## Data entries

========

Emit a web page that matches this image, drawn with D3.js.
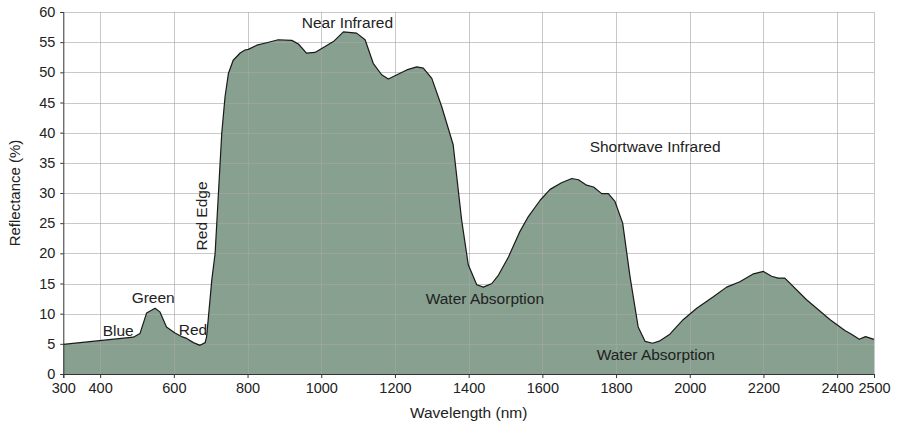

========

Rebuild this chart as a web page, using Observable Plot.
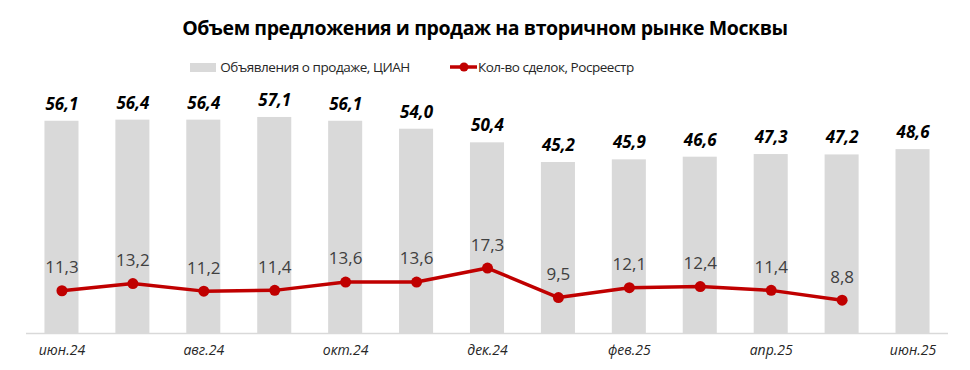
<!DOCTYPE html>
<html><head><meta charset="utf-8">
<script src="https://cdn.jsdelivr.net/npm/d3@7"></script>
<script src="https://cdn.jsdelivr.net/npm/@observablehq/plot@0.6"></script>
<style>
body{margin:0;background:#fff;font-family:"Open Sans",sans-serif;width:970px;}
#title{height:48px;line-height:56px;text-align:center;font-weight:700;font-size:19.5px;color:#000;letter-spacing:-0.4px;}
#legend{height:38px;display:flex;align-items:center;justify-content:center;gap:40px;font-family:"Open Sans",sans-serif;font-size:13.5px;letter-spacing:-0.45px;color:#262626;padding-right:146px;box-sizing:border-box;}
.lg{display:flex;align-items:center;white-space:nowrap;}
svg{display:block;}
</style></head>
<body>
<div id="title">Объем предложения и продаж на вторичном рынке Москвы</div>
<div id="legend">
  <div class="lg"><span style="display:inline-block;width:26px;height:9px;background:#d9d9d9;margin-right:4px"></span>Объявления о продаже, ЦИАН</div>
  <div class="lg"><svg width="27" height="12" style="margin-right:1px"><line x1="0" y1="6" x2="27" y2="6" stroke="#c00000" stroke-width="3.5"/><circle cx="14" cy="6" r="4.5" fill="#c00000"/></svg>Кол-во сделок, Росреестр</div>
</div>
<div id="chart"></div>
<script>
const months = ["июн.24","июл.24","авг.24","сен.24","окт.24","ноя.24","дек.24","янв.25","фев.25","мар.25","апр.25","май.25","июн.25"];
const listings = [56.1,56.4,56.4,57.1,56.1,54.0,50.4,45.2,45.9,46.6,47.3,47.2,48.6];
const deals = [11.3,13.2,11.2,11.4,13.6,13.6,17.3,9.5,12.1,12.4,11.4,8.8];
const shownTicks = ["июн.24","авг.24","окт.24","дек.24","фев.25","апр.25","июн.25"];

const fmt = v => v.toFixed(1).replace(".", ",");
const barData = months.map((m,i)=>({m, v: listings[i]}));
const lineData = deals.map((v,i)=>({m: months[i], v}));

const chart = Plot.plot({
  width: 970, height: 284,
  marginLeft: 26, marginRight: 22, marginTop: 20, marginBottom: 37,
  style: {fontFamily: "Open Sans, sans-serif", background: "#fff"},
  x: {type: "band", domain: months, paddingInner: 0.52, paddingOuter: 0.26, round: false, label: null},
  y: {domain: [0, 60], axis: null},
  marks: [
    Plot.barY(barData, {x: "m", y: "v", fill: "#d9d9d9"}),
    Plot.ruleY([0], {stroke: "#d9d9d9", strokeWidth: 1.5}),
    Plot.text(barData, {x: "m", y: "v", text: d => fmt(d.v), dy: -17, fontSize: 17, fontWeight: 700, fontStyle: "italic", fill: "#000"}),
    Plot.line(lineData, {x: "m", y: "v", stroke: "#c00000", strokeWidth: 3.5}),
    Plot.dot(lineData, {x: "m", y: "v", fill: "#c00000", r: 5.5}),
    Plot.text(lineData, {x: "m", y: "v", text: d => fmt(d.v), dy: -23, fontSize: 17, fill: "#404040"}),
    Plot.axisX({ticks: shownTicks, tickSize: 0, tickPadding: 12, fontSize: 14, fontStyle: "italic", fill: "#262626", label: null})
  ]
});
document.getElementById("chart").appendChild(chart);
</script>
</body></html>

========

Identify each line containing the string "page" and copy it out.

## Task output
Emit a web page that matches this image, drawn with D3.js.
Rebuild this chart as a web page, using Observable Plot.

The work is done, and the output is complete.